PHILADELPHIA — As presidential candidates bring up their health care reform proposals on the campaign trail, Sen. Bob Bennett, R-Utah, and Sen. Ron Wyden, D-Ore., want to make sure their pending plan to change health care also gets thoroughly discussed.

The senators used a forum at St. Joseph's University in Philadelphia Monday as part of their tour in touting the Healthy Americans Act. The senators know the bill likely will not pass this year, but they want to talk about its components with the public, not just their fellow lawmakers in Washington. The senators talked about the bill in New York City last October.

"We haven't got the perfect bill, but we have the perfect debate," Bennett said. "We seem to be talking to each other rather than past each other."

Bennett noted that Sen. Hillary Clinton, D-N.Y. and Sen. Barack Obama, D-Ill., both running for the Democratic presidential nomination, often debate their health care plans.

"But it's the members of Congress who are going to have to legislate," Bennett said.

The bill would allow individuals to choose their own health-care plans, and health insurance would no longer be tied to a person's job, along with several other changes. The bill aims to take employers out of the business of managing health-care plans. Instead, state-based Health Help Agencies would aid individuals in picking and enrolling in plans.

"We're creating a framework for a discussion in the next Congress," Bennett said.

Regardless of which candidate wins the White House, Bennett and Wyden want to be able to present their plan as something members from both parties — and the public — can understand and support.

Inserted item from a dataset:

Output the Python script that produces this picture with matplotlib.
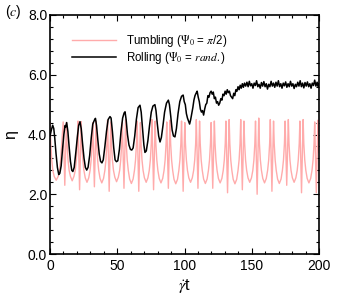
import matplotlib
matplotlib.use("Agg")
import matplotlib.pyplot as plt
from matplotlib.ticker import MultipleLocator

plt.rcParams['font.family'] = ['Liberation Sans', 'DejaVu Sans']
plt.rcParams['mathtext.fontset'] = 'stix'

# Tumbling (Psi0 = pi/2) series
t_tumble = [0, 0.6, 1.3, 2.1, 3.1, 4.6, 6.1, 7.1, 7.9, 8.7,
            9.8, 11, 12.2, 12.7, 13.4, 14.2, 15.2, 16.5, 17.8, 18.8, 19.6, 20.3,
            20.8, 22, 23.2, 23.7, 24.4, 25.2, 26.2, 27.5, 28.8, 29.8, 30.6, 31.3,
            31.8, 33, 34.2, 34.7, 35.4, 36.2, 37.2, 38.5, 39.8, 40.8, 41.6, 42.3,
            42.8, 44, 45.2, 45.7, 46.4, 47.2, 48.2, 49.5, 50.8, 51.8, 52.6, 53.3,
            53.8, 55, 56.2, 56.7, 57.4, 58.2, 59.2, 60.5, 61.8, 62.8, 63.6, 64.3,
            64.8, 66, 67.2, 67.7, 68.4, 69.2, 70.2, 71.5, 72.8, 73.8, 74.6, 75.3,
            75.8, 77, 78.2, 78.7, 79.4, 80.2, 81.2, 82.5, 83.8, 84.8, 85.6, 86.3,
            86.8, 88, 89.2, 89.7, 90.4, 91.2, 92.2, 93.5, 94.8, 95.8, 96.6, 97.3,
            97.8, 99, 100.2, 100.7, 101.4, 102.2, 103.2, 104.5, 105.8, 106.8, 107.6, 108.3,
            108.8, 110, 111.2, 111.7, 112.4, 113.2, 114.2, 115.5, 116.8, 117.8, 118.6, 119.3,
            119.8, 121, 122.2, 122.7, 123.4, 124.2, 125.2, 126.5, 127.8, 128.8, 129.6, 130.3,
            130.8, 132, 133.2, 133.7, 134.4, 135.2, 136.2, 137.5, 138.8, 139.8, 140.6, 141.3,
            141.8, 143, 144.2, 144.7, 145.4, 146.2, 147.2, 148.5, 149.8, 150.8, 151.6, 152.3,
            152.8, 154, 155.2, 155.7, 156.4, 157.2, 158.2, 159.5, 160.8, 161.8, 162.6, 163.3,
            163.8, 165, 166.2, 166.7, 167.4, 168.2, 169.2, 170.5, 171.8, 172.8, 173.6, 174.3,
            174.8, 176, 177.2, 177.7, 178.4, 179.2, 180.2, 181.5, 182.8, 183.8, 184.6, 185.3,
            185.8, 187, 188.2, 188.7, 189.4, 190.2, 191.2, 192.5, 193.8, 194.8, 195.6, 196.3,
            196.8, 198, 199.2, 199.7, 200]
eta_tumble = [4.42, 3.7, 3.15, 2.8, 2.6, 2.47, 2.6, 2.8, 3.15, 3.7,
              4.42, 2.3, 4.4, 3.7, 3.15, 2.8, 2.6, 2.45, 2.6, 2.8, 3.15, 3.7,
              4.45, 2.15, 4.43, 3.7, 3.15, 2.8, 2.55, 2.4, 2.55, 2.8, 3.15, 3.7,
              4.4, 2.25, 4.45, 3.7, 3.15, 2.8, 2.53, 2.38, 2.53, 2.8, 3.15, 3.7,
              4.48, 2.1, 4.42, 3.7, 3.15, 2.8, 2.57, 2.42, 2.57, 2.8, 3.15, 3.7,
              4.4, 2.2, 4.5, 3.7, 3.15, 2.8, 2.51, 2.36, 2.51, 2.8, 3.15, 3.7,
              4.45, 2.1, 4.4, 3.7, 3.15, 2.8, 2.55, 2.4, 2.55, 2.8, 3.15, 3.7,
              4.5, 2.15, 4.45, 3.7, 3.15, 2.8, 2.53, 2.38, 2.53, 2.8, 3.15, 3.7,
              4.42, 2.2, 4.48, 3.7, 3.15, 2.8, 2.5, 2.35, 2.5, 2.8, 3.15, 3.7,
              4.45, 2.1, 4.4, 3.7, 3.15, 2.8, 2.55, 2.4, 2.55, 2.8, 3.15, 3.7,
              4.5, 2.2, 4.45, 3.7, 3.15, 2.8, 2.51, 2.36, 2.51, 2.8, 3.15, 3.7,
              4.4, 2.2, 4.45, 3.7, 3.15, 2.8, 2.53, 2.38, 2.53, 2.8, 3.15, 3.7,
              4.45, 2.05, 4.5, 3.7, 3.15, 2.8, 2.5, 2.35, 2.5, 2.8, 3.15, 3.7,
              4.5, 2.15, 4.45, 3.7, 3.15, 2.8, 2.55, 2.4, 2.55, 2.8, 3.15, 3.7,
              4.45, 2.0, 4.55, 3.7, 3.15, 2.8, 2.53, 2.38, 2.53, 2.8, 3.15, 3.7,
              4.5, 2.1, 4.45, 3.7, 3.15, 2.8, 2.51, 2.36, 2.51, 2.8, 3.15, 3.7,
              4.45, 2.3, 4.5, 3.7, 3.15, 2.8, 2.55, 2.4, 2.55, 2.8, 3.15, 3.7,
              4.45, 2.05, 4.5, 3.7, 3.15, 2.8, 2.53, 2.38, 2.53, 2.8, 3.15, 3.7,
              4.42, 2.05, 4.48, 3.7, 3.4]

# Rolling (Psi0 = rand.) series
t_roll = [0, 1, 2, 2.8, 3.5, 4.5, 5.5, 6.5, 7.3, 8.3, 9.3, 10.3, 11.2, 11.7, 12.4,
          13.3, 14.2, 15.2, 16.2, 17, 18, 19.2, 20.3, 21.3, 22.3,
          23.2, 24.2, 25.3, 26.3, 27.3, 28.3, 29.5, 30.7, 31.8, 33.2, 33.8,
          34.6, 35.6, 36.6, 37.6, 38.6, 39.6, 40.8, 42, 43.2, 44.6,
          45.4, 46.4, 47.4, 48.4, 49.4, 50.4, 51.6, 52.8, 54, 55.1, 55.8,
          56.6, 57.6, 58.7, 59.8, 60.8, 61.8, 63, 64.2, 65.5, 66.9,
          67.8, 68.8, 69.8, 70.6, 71.6, 72.8, 74, 75.3, 76.5, 78,
          78.8, 79.8, 80.8, 81.8, 82.8, 84, 85.2, 86.6, 88,
          88.8, 89.8, 90.8, 91.8, 92.9, 94, 95.2, 96.5, 97.8, 99,
          99.8, 100.6, 101.4, 102.2, 103, 103.8, 104.6, 105.4, 106.2, 107, 107.8, 108.6, 109.4,
          110.2, 111, 111.8, 112.6, 113.4, 114.2, 115, 115.8, 116.6, 117.4, 118.2, 119, 119.8,
          120.6, 121.4, 122.2, 123, 123.8, 124.6, 125.4, 126.2, 127, 127.8, 128.6, 129.4, 130.2,
          131, 131.8, 132.6, 133.4, 134.2, 135, 135.8, 136.6, 137.4, 138.2, 139, 139.8,
          140.6, 141.4, 142.2, 143, 143.8, 144.6,
          145.5, 146.4, 147.3, 148.2, 149.1, 150, 150.9, 151.8, 152.7, 153.6,
          154.5, 155.4, 156.3, 157.2, 158.1, 159, 159.9, 160.8, 161.7, 162.6,
          163.5, 164.4, 165.3, 166.2, 167.1, 168, 168.9, 169.8, 170.7, 171.6,
          172.5, 173.4, 174.3, 175.2, 176.1, 177, 177.9, 178.8, 179.7, 180.6,
          181.5, 182.4, 183.3, 184.2, 185.1, 186, 186.9, 187.8, 188.7, 189.6,
          190.5, 191.4, 192.3, 193.2, 194.1, 195, 195.9, 196.8, 197.7, 198.6,
          199.5, 200]
eta_roll = [3.95, 4.15, 4.31, 4.2, 3.9, 3.35, 2.9, 2.66, 2.7, 2.95, 3.5, 4.0, 4.3, 4.25, 4.4,
            4.1, 3.6, 3.1, 2.8, 2.76, 2.9, 3.4, 3.9, 4.3, 4.43,
            4.2, 3.7, 3.2, 2.9, 2.81, 2.9, 3.3, 3.9, 4.35, 4.5, 4.54,
            4.3, 3.8, 3.35, 3.1, 3.05, 3.15, 3.6, 4.1, 4.5, 4.6,
            4.55, 4.1, 3.55, 3.15, 3.09, 3.12, 3.5, 4.1, 4.55, 4.72, 4.76,
            4.5, 4.0, 3.65, 3.5, 3.48, 3.55, 3.95, 4.5, 4.9, 4.98,
            4.75, 4.2, 3.65, 3.4, 3.45, 3.8, 4.3, 4.75, 4.95, 5.0,
            4.8, 4.35, 3.95, 3.75, 3.9, 4.3, 4.75, 5.05, 5.15,
            5.0, 4.6, 4.15, 3.95, 3.92, 4.2, 4.7, 5.1, 5.28, 5.32,
            5.1, 5.0, 4.7, 4.55, 4.45, 4.35, 4.5, 4.7, 4.9, 5.15, 5.3, 5.38, 5.45,
            5.25, 5.1, 4.85, 4.75, 4.8, 4.65, 4.85, 5.0, 5.05, 5.3, 5.25, 5.4, 5.45,
            5.35, 5.42, 5.2, 5.25, 5.05, 5.1, 4.98, 5.05, 5.2, 5.15, 5.35, 5.3, 5.45,
            5.35, 5.5, 5.4, 5.45, 5.3, 5.25, 5.2, 5.38, 5.3, 5.5, 5.45, 5.6,
            5.5, 5.65, 5.55, 5.7, 5.58, 5.72,
            5.62, 5.75, 5.6, 5.78, 5.63, 5.7, 5.55, 5.72, 5.64, 5.8,
            5.6, 5.68, 5.55, 5.74, 5.62, 5.77, 5.6, 5.7, 5.52, 5.68,
            5.6, 5.78, 5.62, 5.72, 5.58, 5.75, 5.62, 5.8, 5.6, 5.7,
            5.55, 5.72, 5.63, 5.76, 5.58, 5.7, 5.6, 5.78, 5.62, 5.7,
            5.54, 5.68, 5.6, 5.75, 5.62, 5.8, 5.6, 5.72, 5.56, 5.74,
            5.62, 5.76, 5.6, 5.7, 5.55, 5.72, 5.64, 5.82, 5.62, 5.75,
            5.6, 5.7]

x_ticks = [0, 50, 100, 150, 200]
y_ticks = [0.0, 2.0, 4.0, 6.0, 8.0]

fig = plt.figure(figsize=(3.37, 3.00), dpi=100)
ax = fig.add_axes([50/337, 46/300, 269/337, 239/300])

ax.plot(t_tumble, eta_tumble, color='#ffabab', lw=1.0,
        label=r'Tumbling ($\Psi_0$ = $\pi$/2)')
ax.plot(t_roll, eta_roll, color='black', lw=1.1,
        label=r'Rolling ($\Psi_0$ = $rand.$)')

ax.set_xlim(0, 200)
ax.set_ylim(0, 8)
ax.set_xticks(x_ticks)
ax.set_yticks(y_ticks)
ax.set_yticklabels([f'{v:.1f}' for v in y_ticks])
ax.xaxis.set_minor_locator(MultipleLocator(10))
ax.yaxis.set_minor_locator(MultipleLocator(0.4))
ax.tick_params(which='both', direction='in', top=True, right=True, labelsize=10, width=0.8)
ax.tick_params(which='major', length=4.5)
ax.tick_params(axis='x', which='major', pad=3.5)
ax.tick_params(axis='y', which='major', pad=2)
ax.tick_params(which='minor', length=2.5)
for s in ax.spines.values():
    s.set_linewidth(1.2)

ax.set_xlabel(r'$\dot{\gamma}$t', fontsize=11.5, labelpad=3)
ax.set_ylabel('η', fontsize=11.5, labelpad=7)

ax.legend(loc='upper left', bbox_to_anchor=(0.08, 0.925), frameon=False,
          fontsize=8.3, handlelength=3.9, handletextpad=0.8, labelspacing=0.1,
          borderpad=0, borderaxespad=0)

fig.text(5/337, 1 - 12/300, r'($c$)', fontsize=10, va='center', ha='left')

fig.savefig('out.png', dpi=100)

"If we can achieve that we would have accomplished something extremely significant," Bennett said.

Wyden said they want to give the new president a plan that is different from past efforts and not "bogged down" in partisanship.

One of the main problems in health care, Bennett said, is that patients do not know how much services cost, and the system is geared more toward the employers that provide the coverage than the patients themselves.

"This makes absolutely no sense," Bennett said. "The incentives are distorted, and the transparency is not there."

Under the act, Wyden explained that employers would give workers the cash value of what they would otherwise spend on health care for the employee. It would then be up to the employee to find their best coverage. If they spend less on coverage than what their employer did, they can just keep the rest of the money.

Bennett used the example that he and his wife no longer need any coverage related to pregnancy, noting that they have six grown children with no plans for any more. Under the Healthy Americans Act, the Bennetts would be able to find a plan that did not include baby coverage and possibly save money.